The known data: length of $AO$, $OB$, angles $\alpha$, $\beta$, point value of $B= \left(b_1,b_2\right)$ in the Cartesian coordinate system where $O$ is the origin. It is also known that point value $O= \left(O_1,O_2\right)$ in the Cartesian coordinate system where $A$ is the origin
How can I find the value of a point $B= \left(b_{1new}, b_{2new}\right)$ in Cartesian coordinate system where $A$ is the origin? First I tried to use matrix and map points, but it did not work.
The Cartesian coordinate system with origin $O$ was moved from point $A$ to point $O$ and rotated clockwise through an angle $\alpha$.
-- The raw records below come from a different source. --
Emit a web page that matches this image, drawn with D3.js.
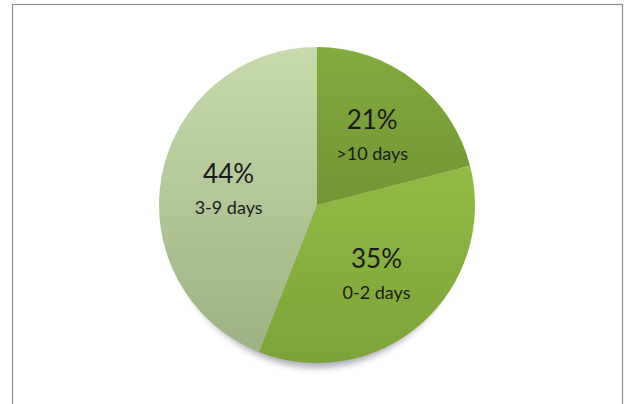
<!DOCTYPE html>
<html>
<head>
<meta charset="utf-8">
<script src="https://cdn.jsdelivr.net/npm/d3@7"></script>
<style>
  body { margin: 0; background: #fff; }
  svg { display: block; }
</style>
</head>
<body>
<svg id="chart" width="626" height="404"></svg>
<script>
var categories = [">10 days", "0-2 days", "3-9 days"];
var values = [21, 35, 44];
var topColors = ["#82aa3e", "#a0ca4c", "#c7dcaa"];
var bottomColors = ["#63822b", "#7ba338", "#9cb081"];

var width = 626, height = 404;
var svg = d3.select("#chart");

var defs = svg.append("defs");

defs.append("filter")
  .attr("id", "shadow")
  .attr("x", "-20%").attr("y", "-20%")
  .attr("width", "140%").attr("height", "140%")
  .append("feGaussianBlur")
  .attr("stdDeviation", 3);

var radius = 158;

categories.forEach(function(c, i) {
  var g = defs.append("linearGradient")
    .attr("id", "grad" + i)
    .attr("gradientUnits", "userSpaceOnUse")
    .attr("x1", 0).attr("y1", -radius)
    .attr("x2", 0).attr("y2", radius);
  g.append("stop").attr("offset", "0%").attr("stop-color", topColors[i]);
  g.append("stop").attr("offset", "100%").attr("stop-color", bottomColors[i]);
});

// frame
svg.append("rect")
  .attr("x", 12.5).attr("y", 4.5)
  .attr("width", 610).attr("height", 420)
  .attr("fill", "#fff")
  .attr("stroke", "#8c8c8c")
  .attr("stroke-width", 1.2);

var cx = 317, cy = 205;

var g = svg.append("g")
  .attr("transform", `translate(${cx}, ${cy})`);

// soft shadow under the pie
g.append("ellipse")
  .attr("cx", 0).attr("cy", 5)
  .attr("rx", radius - 8).attr("ry", radius)
  .attr("fill", "#8e8ea0")
  .attr("opacity", 0.7)
  .attr("filter", "url(#shadow)");

var pie = d3.pie().sort(null).value(d => d);
var arcs = pie(values);

var arc = d3.arc().innerRadius(0).outerRadius(radius);
var labelArc = d3.arc().innerRadius(90).outerRadius(90);

g.selectAll("path.slice")
  .data(arcs)
  .enter().append("path")
  .attr("class", "slice")
  .attr("d", arc)
  .attr("fill", (d, i) => "url(#grad" + i + ")");

g.selectAll("g.label")
  .data(arcs)
  .enter().append("g")
  .attr("class", "label")
  .attr("transform", d => `translate(${labelArc.centroid(d)})`)
  .each(function(d, i) {
    var t = d3.select(this);
    t.append("text")
      .attr("y", -5)
      .attr("text-anchor", "middle")
      .style("font-family", "Lato, 'Open Sans', sans-serif")
      .style("font-size", "26px")
      .style("fill", "#1a1a1a")
      .text(values[i] + "%");
    t.append("text")
      .attr("y", 26)
      .attr("text-anchor", "middle")
      .style("font-family", "Lato, 'Open Sans', sans-serif")
      .style("font-size", "18px")
      .style("fill", "#1a1a1a")
      .text(categories[i]);
  });
</script>
</body>
</html>
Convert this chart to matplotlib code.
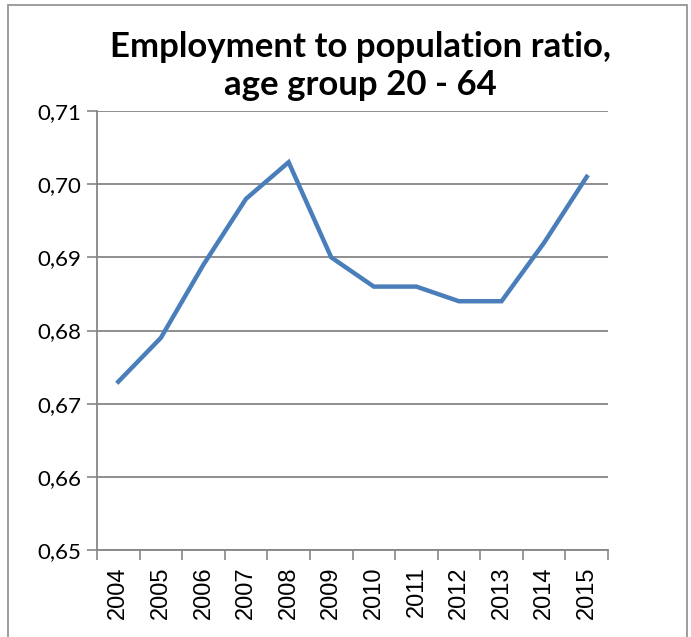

We provide you with a diagram depicting the coordinate system transformation described in your problem statement. The coordinate system, which has $O_0 = A=(0,0)$ as its origin, is shown in $\mathrm{\mathbf{\color{red}{red}}}$. The same coordinate system after translation, which is also drawn in $\mathrm{\mathbf{\color{red}{red}}}$, has its origin at $O=(o_\mathrm{x}, o_\mathrm{y})$. This coordinate system is then subjected to a clockwise rotation to obtain the coordinate system drawn in $\mathrm{\mathbf{\color{green}{green}}}$.
We leave it to OP to obtain the sought expressions for the coordinates of point $B=\left(b_\mathrm{xnew}, b_\mathrm{ynew}\right) $ with respect to a coordinate system having its origin at $A=\left(0, 0\right)$. First, you have to find the angle $\measuredangle BON$ in terms of $\alpha$ and $\beta$. Then, express $QB$ and $BN$ in terms of $OA$, $OB$, $\alpha$, and $\beta$.